Even before the Paris attacks, the anti-terrorism industrial market was growing at a healthy clip. According to a June 2015 report by the European Parliament, the United States federal expenditure on homeland security had grown to $360 billion per year since 2001. One estimate points out the United States spends about “$500 million per victim of terrorism.”
In Europe, the numbers are not nearly as large -- about $136 billion per year spent on security -- but the numbers are growing, and will continue to grow in the coming years. According to a press handout distributed at this year’s Milipol, “demand is very promising due to the increase in the escalating amount of threats.” It also noted recent terror attacks and the incoming “massive increase in the presence of security forces.”
So which companies will actually benefit from this upswing in spending? It’s tough to tell. Surveillance drone companies, which were a focus of the Milipol event, seem to already be cashing in as more police forces adopt the technology.
Yves Degroote, the international sales manager for AirRobot -- a surveillance drone company based in Germany-- says the inquiries are already flowing in.
"The emails keep coming in over the last few days,” he said. “To be honest, I'm a little behind. The demand is increasing." The French market for surveillance drones in 2014 was about $22 million. By 2020, the market could reach $154 million, according to L'atlas - En Toute Sécurité, a French security market consulting firm.

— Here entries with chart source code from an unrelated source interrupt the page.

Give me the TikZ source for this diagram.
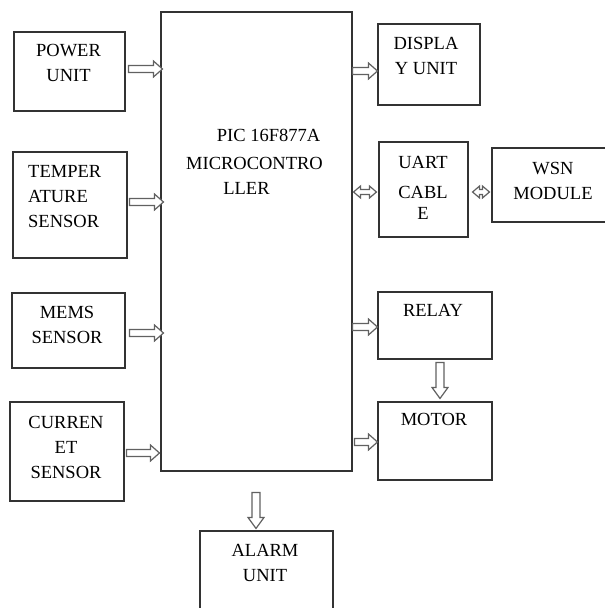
\documentclass[tikz,border=0pt]{standalone}
\usepackage{fontspec}
\setmainfont{Liberation Serif}
\usetikzlibrary{calc}
\newcommand\harr[3]{\draw[blk] let \p1=#1, \p2=#2, \p3=(0,#3) in
 (\x1,\y3+3.5pt) -- (\x2-9pt,\y3+3.5pt) -- (\x2-9pt,\y3+8pt) -- (\x2,\y3) -- (\x2-9pt,\y3-8pt) -- (\x2-9pt,\y3-3.5pt) -- (\x1,\y3-3.5pt) -- cycle;}
\newcommand\varr[3]{\draw[blk] let \p1=#1, \p2=#2, \p3=(#3,0) in
 (\x3-4pt,\y1) -- (\x3-4pt,\y2+11pt) -- (\x3-8pt,\y2+11pt) -- (\x3,\y2) -- (\x3+8pt,\y2+11pt) -- (\x3+4pt,\y2+11pt) -- (\x3+4pt,\y1) -- cycle;}
\newcommand\darr[3]{\draw[blk] let \p1=#1, \p2=#2, \p3=(0,#3) in
 (\x1,\y3) -- (\x1+7pt,\y3+6pt) -- (\x1+7pt,\y3+2.5pt) -- (\x2-7pt,\y3+2.5pt) -- (\x2-7pt,\y3+6pt) -- (\x2,\y3) -- (\x2-7pt,\y3-6pt) -- (\x2-7pt,\y3-2.5pt) -- (\x1+7pt,\y3-2.5pt) -- (\x1+7pt,\y3-6pt) -- cycle;}
\begin{document}
\begin{tikzpicture}[x=1pt,y=-1pt,
  box/.style={draw=black!80, line width=1.1pt, inner sep=0pt},
  lbl/.style={font=\fontsize{18.5}{25}\selectfont, inner sep=0pt, align=center, anchor=north, text=black},
  blk/.style={draw=black!62, line width=1.2pt, fill=white, line join=miter}]
\useasboundingbox (0,0) rectangle (605,608);
% boxes
\node[box, minimum width=111pt, minimum height=79pt] (power) at (69.5,71.5) {};
\node[box, minimum width=114pt, minimum height=106pt] (temp) at (70,205) {};
\node[box, minimum width=113pt, minimum height=75pt] (mems) at (68.5,330.5) {};
\node[box, minimum width=114pt, minimum height=99pt] (curr) at (67,451.5) {};
\node[box, minimum width=191pt, minimum height=459pt] (main) at (256.5,241.5) {};
\node[box, minimum width=102pt, minimum height=81pt] (disp) at (429,64.5) {};
\node[box, minimum width=89pt, minimum height=95pt] (uart) at (423.5,189.5) {};
\node[box, minimum width=128pt, minimum height=74pt] (wsn) at (556,185) {};
\node[box, minimum width=114pt, minimum height=67pt] (relay) at (435,325.5) {};
\node[box, minimum width=114pt, minimum height=78pt] (motor) at (435,441) {};
\node[box, minimum width=133pt, minimum height=89pt] (alarm) at (266.5,575.5) {};
% texts
\node[lbl] (powerT) at (68.5,44) {POWER\\UNIT};
\node[lbl, align=left, anchor=north west] (tempT) at (28,165) {TEMPER\\ATURE\\SENSOR};
\node[lbl] (memsT) at (67,306) {MEMS\\SENSOR};
\node[lbl] (currT) at (66,416) {CURREN\\ET\\SENSOR};
\node[lbl] (mainT1) at (268.5,129) {PIC 16F877A};
\node[lbl] (mainT2) at (254.5,157) {MICROCONTRO};
\node[lbl] (mainT3) at (246.5,182) {LLER};
\node[lbl] (dispT) at (426,37) {DISPLA\\Y UNIT};
\node[lbl] (uartT) at (423,156) {UART\\[5pt]CABL\\[-4pt]E};
\node[lbl] (wsnT) at (553,162) {WSN\\MODULE};
\node[lbl] (relayT) at (433,304) {RELAY};
\node[lbl] (motorT) at (434,413) {MOTOR};
\node[lbl] (alarmT) at (265,544) {ALARM\\UNIT};
% arrows
\harr{($(power.east)+(3,0)$)}{($(main.west)+(2,0)$)}{69}
\harr{($(temp.east)+(2,0)$)}{($(main.west)+(3,0)$)}{202}
\harr{($(mems.east)+(4,0)$)}{($(main.west)+(3,0)$)}{333}
\harr{($(curr.east)+(2,0)$)}{($(main.west)+(-1,0)$)}{453}
\harr{(main.east)}{(disp.west)}{71}
\harr{(main.east)}{(relay.west)}{327}
\harr{($(main.east)+(2,0)$)}{(motor.west)}{442}
\darr{($(main.east)+(1,0)$)}{($(uart.west)+(-2,0)$)}{192}
\darr{($(uart.east)+(4,0)$)}{($(wsn.west)+(-2,0)$)}{192}
\varr{($(relay.south)+(0,3)$)}{($(motor.north)+(0,-3)$)}{440}
\varr{($(main.south)+(0,21)$)}{($(alarm.north)+(0,-2)$)}{256}
\end{tikzpicture}
\end{document}
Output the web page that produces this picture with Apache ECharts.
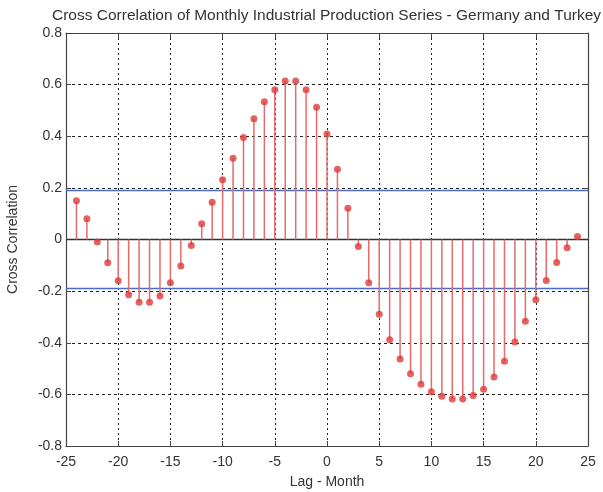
<!DOCTYPE html>
<html><head><meta charset="utf-8">
<script src="https://cdn.jsdelivr.net/npm/echarts@6/dist/echarts.min.js"></script>
<style>html,body{margin:0;padding:0;background:#fff}#c{width:603px;height:492px}</style>
</head><body><div id="c"></div>
<script>
const lags = [-24,-23,-22,-21,-20,-19,-18,-17,-16,-15,-14,-13,-12,-11,-10,-9,-8,-7,-6,-5,-4,-3,-2,-1,0,1,2,3,4,5,6,7,8,9,10,11,12,13,14,15,16,17,18,19,20,21,22,23,24];
const xcorr = [0.15,0.08,-0.01,-0.09,-0.16,-0.214,-0.243,-0.243,-0.219,-0.168,-0.103,-0.023,0.061,0.144,0.231,0.315,0.395,0.468,0.534,0.580,0.614,0.614,0.580,0.512,0.409,0.272,0.121,-0.027,-0.168,-0.290,-0.388,-0.463,-0.520,-0.561,-0.590,-0.607,-0.618,-0.618,-0.604,-0.580,-0.533,-0.472,-0.397,-0.317,-0.233,-0.159,-0.089,-0.032,0.012];
const bound = 0.19;
const titleText = 'Cross Correlation of Monthly Industrial Production Series - Germany and Turkey';
const xName = 'Lag - Month';
const yName = 'Cross Correlation';

const pts = lags.map((l,i)=>[l,xcorr[i]]);
const font = 'Liberation Sans, Arial, sans-serif';
const chart = echarts.init(document.getElementById('c'));
const axisCommon = {
  axisLine:{onZero:false,lineStyle:{color:'#444',width:1.2}},
  axisTick:{inside:true,length:5,lineStyle:{color:'#444'}},
};
chart.setOption({
  animation:false,
  title:{text:titleText,left:47,top:3,textStyle:{fontFamily:font,fontSize:15.5,fontWeight:'normal',color:'#333'}},
  grid:{left:66,right:15,top:33,bottom:46,containLabel:false,outerBoundsMode:'none'},
  xAxis:[{
    type:'value',min:-25,max:25,interval:5,position:'bottom',
    ...axisCommon,
    axisLabel:{color:'#333',fontFamily:font,fontSize:14,margin:9},
    splitLine:{show:true,lineStyle:{color:'#222',type:[2,3],width:1}},
    name:xName,nameLocation:'middle',nameGap:29,nameTextStyle:{color:'#333',fontFamily:font,fontSize:14}
  },{
    type:'value',min:-25,max:25,interval:5,position:'top',
    ...axisCommon,axisLabel:{show:false},splitLine:{show:false}
  }],
  yAxis:[{
    type:'value',min:-0.8,max:0.8,interval:0.2,
    ...axisCommon,
    axisLabel:{color:'#333',fontFamily:font,fontSize:14,margin:4,formatter:v=>{const r=Math.round(v*10)/10;return r===0?'0':String(r);}},
    splitLine:{show:true,lineStyle:{color:'#222',type:[3,3],width:1}},
    name:yName,nameLocation:'middle',nameGap:46,nameTextStyle:{color:'#333',fontFamily:font,fontSize:14}
  },{
    type:'value',min:-0.8,max:0.8,interval:0.2,position:'right',
    ...axisCommon,axisLabel:{show:false},splitLine:{show:false}
  }],
  series:[
    {type:'line',data:[[-25,0],[25,0]],symbol:'none',lineStyle:{color:'#333',width:1.5},z:1,silent:true},
    {type:'line',data:[[-25,bound],[25,bound]],symbol:'none',lineStyle:{color:'#4a6cc4',width:1.5},z:2,silent:true},
    {type:'line',data:[[-25,-bound],[25,-bound]],symbol:'none',lineStyle:{color:'#4a6cc4',width:1.5},z:2,silent:true},
    {type:'custom',data:pts,z:3,renderItem:(params,api)=>{
      const p0=api.coord([api.value(0),0]);const p1=api.coord([api.value(0),api.value(1)]);
      return {type:'line',shape:{x1:p0[0],y1:p0[1],x2:p1[0],y2:p1[1]},style:{stroke:'#e86a6a',lineWidth:1.5}};
    }},
    {type:'scatter',data:pts,symbol:'circle',symbolSize:7,itemStyle:{color:'#e03a3a'},z:4}
  ]
});
</script></body></html>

And though American contractors often claim the spotlight as the darlings of the defense market, after a few days at Milipol -- and a review of the 540-page exhibitor guide -- it’s clear that the defense industry is an international enterprise. Companies from over 30 countries exhibiting their gear, ranging from an American armored tank group to a French company, Alsetex, that makes drones that shoot canisters of tear gas.
Of course, just as the anti-terror industry has attracted scores of savvy entrepreneurs -- it has attracted critics, too. Many argue that terror attacks like the one in Paris should not be used to militarize police, nor redirect funds from public programs in order to arm cops with high-tech weaponry. In England, police don’t even carry handguns -- let alone assault rifles -- and plenty of residents would like to keep it that way.
“The Paris attacks have inevitably re-energized the issues on the eve of the spending review,” The Guardian wrote this week in an op-ed. “It is vital that the spending review does not provide an excuse to wreck this most local form of policing.”
France, however, is already aligned with several private anti-terrorism contractors, and those relationships will likely expand in the coming months. In fact, in the weeks following the Charlie Hebdo shootings last January, the French government utilized several private security companies to dispatch guards to malls and restaurants around France.
“Cooperation between law enforcement entities and private security companies was also reinforced on this occasion,” the Milipol organizers wrote. “According to several senior government officials, these careers are now considered ‘respectable,’ and an increase in this ‘safety’ co-production is being looked into more and more.”